During the first nine months of the year, the Partnership’s largest trading losses were incurred from positions in U.S. and European fixed income futures, as inconsistent signals from central banks regarding interest rate policies led to volatile global debt prices throughout the first three quarters. Losses were also recorded in the energy sector during April, May, and June from long positions in crude oil futures, as prices fell amid concerns about the global economy and OPEC’s announcement of production increases. In the currency sector, losses were recorded during April and May from short positions in the Australian dollar, Canadian dollar, and Swiss franc versus the U.S. dollar as the relative value of the U.S. currency weakened amid speculation that widespread tariff implementation by the Trump Administration would negatively impact the U.S. economy. Additional losses in the currency sector occurred during July from long positions in British pound, which declined against the U.S. dollar amid speculation of softer economic momentum in the U.K. A portion of the Partnership’s trading losses was offset by gains in the global stock index sector during January from long positions in European equity index futures, as prices were buoyed by expectations of aggressive interest rate cuts by the European Central Bank. Additional gains were achieved during May, June, July and September from long positions in U.S. and Asian equity index futures.
22
In the metals sector, gains were recorded during August and September from long positions in gold, silver, and platinum futures, as prices rallied on increased investor demand for precious metals. Further gains in the metals sector were achieved during January and March, primarily from long positions in gold futures, as prices rose on a weakening U.S. dollar and concerns about the strength of the global economy. The agricultural sector experienced gains throughout much of the first three quarters of the year from long positions in live cattle futures, as prices trended higher amid tight U.S. cattle supplies.
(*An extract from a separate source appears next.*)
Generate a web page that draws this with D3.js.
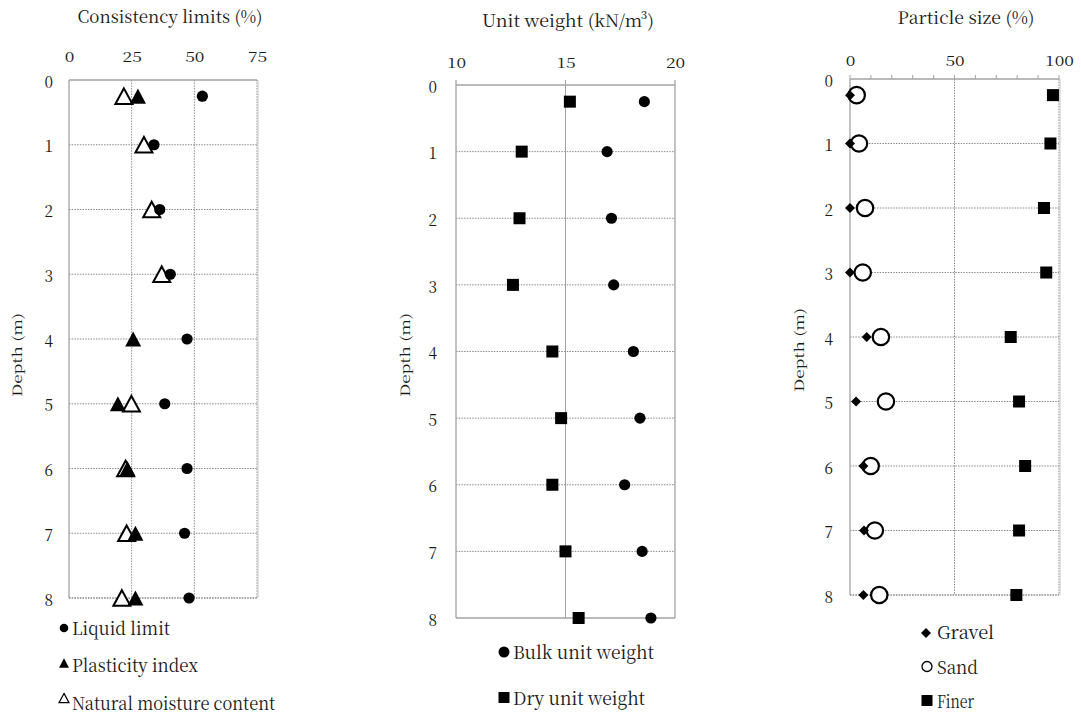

Commodity markets are highly volatile. Broad price fluctuations and rapid inflation increase not only the risk involved in commodity trading, but also the possibility of profit. The profitability of the Partnership depends on the existence of major price trends and the ability of the Trading Advisor to correctly identify those price trends. Price trends are influenced by, among other things, changing supply and demand relationships, weather, governmental, agricultural, commercial and trade programs and policies, national and international political and economic events and changes in interest rates. To the extent that market trends exist and the Trading Advisor is able to identify them, the Partnership expects to increase capital through operations.
The Partnership receives monthly interest on 100% of the average daily equity maintained in cash in the Partnership’s account during each month at a rate equal to 100% of the monthly average of the 4-week U.S. Treasury bill discount rate. For the avoidance of doubt, the Partnership will not receive interest on amounts in the futures brokerage account that are committed to margin. Any interest earned on the Partnership’s cash account in excess of the amounts described above, if any, will be retained by MS&Co. and/or shared with the General Partner. All interest earned on U.S. Treasury bills and money market fund securities will be retained by the Partnership, as applicable. Interest income for the three and nine months ended September 30, 2025 decreased by $568,188 and $1,682,505, respectively, as compared to the corresponding periods in 2024. The decrease in interest income was primarily due to lower interest rates and lower average daily equity during the three and nine months ended September 30, 2025 as compared to the corresponding periods in 2024. Interest earned by the Partnership will increase the net asset value of the Partnership. The amount of interest income earned by the Partnership depends on (1) the average daily equity maintained in cash in the Partnership’s accounts, (2) the amount of U.S. Treasury bills and/or money market mutual fund securities held by the Partnership and (3) interest rates over which none of the Partnership or MS&Co. has control.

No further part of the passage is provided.